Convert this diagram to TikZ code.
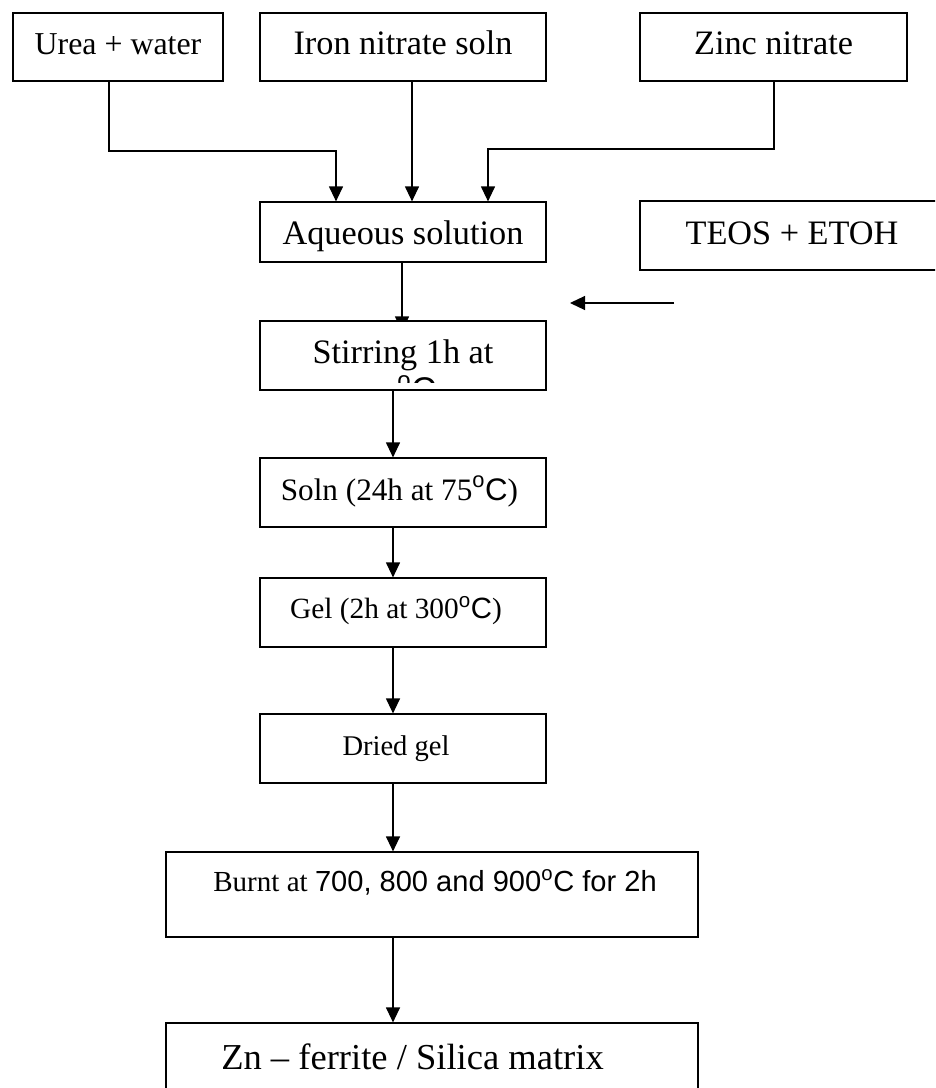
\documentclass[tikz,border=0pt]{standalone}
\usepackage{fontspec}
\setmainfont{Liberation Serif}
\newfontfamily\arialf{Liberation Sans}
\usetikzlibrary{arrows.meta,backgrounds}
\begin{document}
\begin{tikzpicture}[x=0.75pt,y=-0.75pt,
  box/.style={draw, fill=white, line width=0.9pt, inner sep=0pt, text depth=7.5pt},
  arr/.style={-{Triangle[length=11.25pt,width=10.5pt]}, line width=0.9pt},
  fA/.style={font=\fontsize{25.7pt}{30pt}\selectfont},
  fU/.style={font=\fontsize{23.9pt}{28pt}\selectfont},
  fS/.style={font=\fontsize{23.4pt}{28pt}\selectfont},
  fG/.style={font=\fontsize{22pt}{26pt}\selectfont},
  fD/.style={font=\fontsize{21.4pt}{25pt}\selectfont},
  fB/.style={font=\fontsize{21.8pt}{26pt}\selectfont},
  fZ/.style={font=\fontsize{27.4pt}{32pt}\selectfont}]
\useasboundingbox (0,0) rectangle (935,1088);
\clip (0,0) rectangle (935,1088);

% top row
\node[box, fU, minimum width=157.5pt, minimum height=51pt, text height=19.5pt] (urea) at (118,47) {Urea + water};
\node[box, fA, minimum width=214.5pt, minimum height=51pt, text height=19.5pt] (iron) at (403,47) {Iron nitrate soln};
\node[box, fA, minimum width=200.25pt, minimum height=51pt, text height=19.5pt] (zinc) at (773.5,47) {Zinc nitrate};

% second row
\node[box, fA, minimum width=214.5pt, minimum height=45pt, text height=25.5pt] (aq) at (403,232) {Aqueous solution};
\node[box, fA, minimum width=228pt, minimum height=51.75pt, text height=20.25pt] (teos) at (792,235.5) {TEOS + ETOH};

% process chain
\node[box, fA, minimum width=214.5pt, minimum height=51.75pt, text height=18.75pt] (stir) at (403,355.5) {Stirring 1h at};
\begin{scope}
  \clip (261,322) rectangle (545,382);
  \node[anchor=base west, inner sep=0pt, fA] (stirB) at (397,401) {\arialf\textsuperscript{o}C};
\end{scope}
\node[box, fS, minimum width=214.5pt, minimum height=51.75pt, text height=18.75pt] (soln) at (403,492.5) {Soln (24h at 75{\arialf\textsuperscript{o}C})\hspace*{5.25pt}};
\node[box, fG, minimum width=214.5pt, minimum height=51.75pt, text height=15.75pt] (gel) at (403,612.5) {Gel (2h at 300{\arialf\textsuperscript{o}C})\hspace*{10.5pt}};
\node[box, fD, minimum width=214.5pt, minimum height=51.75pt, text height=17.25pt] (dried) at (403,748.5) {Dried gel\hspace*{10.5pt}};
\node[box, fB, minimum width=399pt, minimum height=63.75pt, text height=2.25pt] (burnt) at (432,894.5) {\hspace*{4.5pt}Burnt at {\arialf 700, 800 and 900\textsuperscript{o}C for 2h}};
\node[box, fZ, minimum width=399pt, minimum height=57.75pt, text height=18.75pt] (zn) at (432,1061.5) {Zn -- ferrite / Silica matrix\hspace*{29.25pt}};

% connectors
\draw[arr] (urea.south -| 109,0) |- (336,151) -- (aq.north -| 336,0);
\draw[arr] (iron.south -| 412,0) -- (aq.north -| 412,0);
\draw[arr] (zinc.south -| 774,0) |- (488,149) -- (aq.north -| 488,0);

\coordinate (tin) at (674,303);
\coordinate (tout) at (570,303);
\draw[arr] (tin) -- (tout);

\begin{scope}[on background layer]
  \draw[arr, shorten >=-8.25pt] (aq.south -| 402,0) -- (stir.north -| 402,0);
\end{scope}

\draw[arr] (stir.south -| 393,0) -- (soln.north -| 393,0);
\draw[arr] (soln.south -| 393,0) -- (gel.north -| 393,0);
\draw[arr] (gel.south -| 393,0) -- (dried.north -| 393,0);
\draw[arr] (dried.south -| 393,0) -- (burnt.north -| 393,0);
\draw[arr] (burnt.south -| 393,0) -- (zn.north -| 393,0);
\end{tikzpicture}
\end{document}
# # #
* Aim *
Extract every line of the data exactly; pictures stay out.

* Solution below *
Convert this diagram to TikZ code.
\documentclass[tikz,border=0pt]{standalone}
\usepackage{fontspec}
\setmainfont{Liberation Serif}
\newfontfamily\arialf{Liberation Sans}
\usetikzlibrary{arrows.meta,backgrounds}
\begin{document}
\begin{tikzpicture}[x=0.75pt,y=-0.75pt,
  box/.style={draw, fill=white, line width=0.9pt, inner sep=0pt, text depth=7.5pt},
  arr/.style={-{Triangle[length=11.25pt,width=10.5pt]}, line width=0.9pt},
  fA/.style={font=\fontsize{25.7pt}{30pt}\selectfont},
  fU/.style={font=\fontsize{23.9pt}{28pt}\selectfont},
  fS/.style={font=\fontsize{23.4pt}{28pt}\selectfont},
  fG/.style={font=\fontsize{22pt}{26pt}\selectfont},
  fD/.style={font=\fontsize{21.4pt}{25pt}\selectfont},
  fB/.style={font=\fontsize{21.8pt}{26pt}\selectfont},
  fZ/.style={font=\fontsize{27.4pt}{32pt}\selectfont}]
\useasboundingbox (0,0) rectangle (935,1088);
\clip (0,0) rectangle (935,1088);

% top row
\node[box, fU, minimum width=157.5pt, minimum height=51pt, text height=19.5pt] (urea) at (118,47) {Urea + water};
\node[box, fA, minimum width=214.5pt, minimum height=51pt, text height=19.5pt] (iron) at (403,47) {Iron nitrate soln};
\node[box, fA, minimum width=200.25pt, minimum height=51pt, text height=19.5pt] (zinc) at (773.5,47) {Zinc nitrate};

% second row
\node[box, fA, minimum width=214.5pt, minimum height=45pt, text height=25.5pt] (aq) at (403,232) {Aqueous solution};
\node[box, fA, minimum width=228pt, minimum height=51.75pt, text height=20.25pt] (teos) at (792,235.5) {TEOS + ETOH};

% process chain
\node[box, fA, minimum width=214.5pt, minimum height=51.75pt, text height=18.75pt] (stir) at (403,355.5) {Stirring 1h at};
\begin{scope}
  \clip (261,322) rectangle (545,382);
  \node[anchor=base west, inner sep=0pt, fA] (stirB) at (397,401) {\arialf\textsuperscript{o}C};
\end{scope}
\node[box, fS, minimum width=214.5pt, minimum height=51.75pt, text height=18.75pt] (soln) at (403,492.5) {Soln (24h at 75{\arialf\textsuperscript{o}C})\hspace*{5.25pt}};
\node[box, fG, minimum width=214.5pt, minimum height=51.75pt, text height=15.75pt] (gel) at (403,612.5) {Gel (2h at 300{\arialf\textsuperscript{o}C})\hspace*{10.5pt}};
\node[box, fD, minimum width=214.5pt, minimum height=51.75pt, text height=17.25pt] (dried) at (403,748.5) {Dried gel\hspace*{10.5pt}};
\node[box, fB, minimum width=399pt, minimum height=63.75pt, text height=2.25pt] (burnt) at (432,894.5) {\hspace*{4.5pt}Burnt at {\arialf 700, 800 and 900\textsuperscript{o}C for 2h}};
\node[box, fZ, minimum width=399pt, minimum height=57.75pt, text height=18.75pt] (zn) at (432,1061.5) {Zn -- ferrite / Silica matrix\hspace*{29.25pt}};

% connectors
\draw[arr] (urea.south -| 109,0) |- (336,151) -- (aq.north -| 336,0);
\draw[arr] (iron.south -| 412,0) -- (aq.north -| 412,0);
\draw[arr] (zinc.south -| 774,0) |- (488,149) -- (aq.north -| 488,0);

\coordinate (tin) at (674,303);
\coordinate (tout) at (570,303);
\draw[arr] (tin) -- (tout);

\begin{scope}[on background layer]
  \draw[arr, shorten >=-8.25pt] (aq.south -| 402,0) -- (stir.north -| 402,0);
\end{scope}

\draw[arr] (stir.south -| 393,0) -- (soln.north -| 393,0);
\draw[arr] (soln.south -| 393,0) -- (gel.north -| 393,0);
\draw[arr] (gel.south -| 393,0) -- (dried.north -| 393,0);
\draw[arr] (dried.south -| 393,0) -- (burnt.north -| 393,0);
\draw[arr] (burnt.south -| 393,0) -- (zn.north -| 393,0);
\end{tikzpicture}
\end{document}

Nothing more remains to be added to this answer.